En refusant de se soumettre entièrement à l’étiquette, en excluant de son entourage proche ceux qui l’ennuient, en s’isolant le plus souvent possible sur son domaine de Trianon, avec ses amis – la duchesse de Polignac, le marquis de Vaudreuil, le baron de Besenval… – Marie-Antoinette laisse prise à la médisance.
Ce qu’un courtisan voit obtenir à d’autres lui semble toujours pris sur son bien, c’est une règle, nous rappelle Mme Campan. Dans cette occasion cependant, on envia moins le matériel des grâces accordées aux Polignac, que l’intimité qui allait s’établir entre eux, leurs clients et la reine. On vit dans le cercle de la comtesse Jules (Mme de Polignac), une porte ouverte pour obtenir la faveur, les grâces, les ambassades. Ceux qui n’avaient pas l’espoir d’y entrer furent irrités.

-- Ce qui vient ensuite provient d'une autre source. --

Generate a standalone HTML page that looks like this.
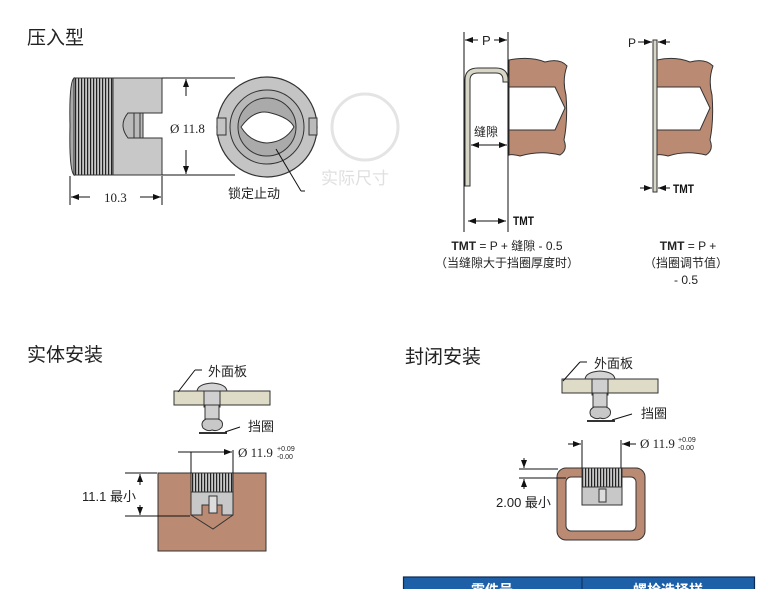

De la jeune Dauphine admirée à la reine méprisée
Les libelles orduriers se multiplient, souvent financés par de grands aristocrates vexés et rancuniers qui ne se rendent pas compte qu’en salissant la reine, c’est l’institution monarchique qu’ils mettent en danger. Et comme Louis XVI n’avait pas de maîtresse, il était impossible de rejeter la responsabilité de tous les dysfonctionnements de la Cour et du royaume sur une Pompadour ou une du Barry.
Ses contemporains et les historiens ont souvent évoqué la frivolité de Marie-Antoinette, par exemple en évoquant le défi qu’elle avait lancé à son jeune beau-frère le comte d’Artois : faire édifier en moins de trois mois un élégant petit château dans le bois de Boulogne. Ils avaient parié 100 000 livres ; la construction en avait coûté le triple et mobilisé des centaines d’ouvriers jour et nuit.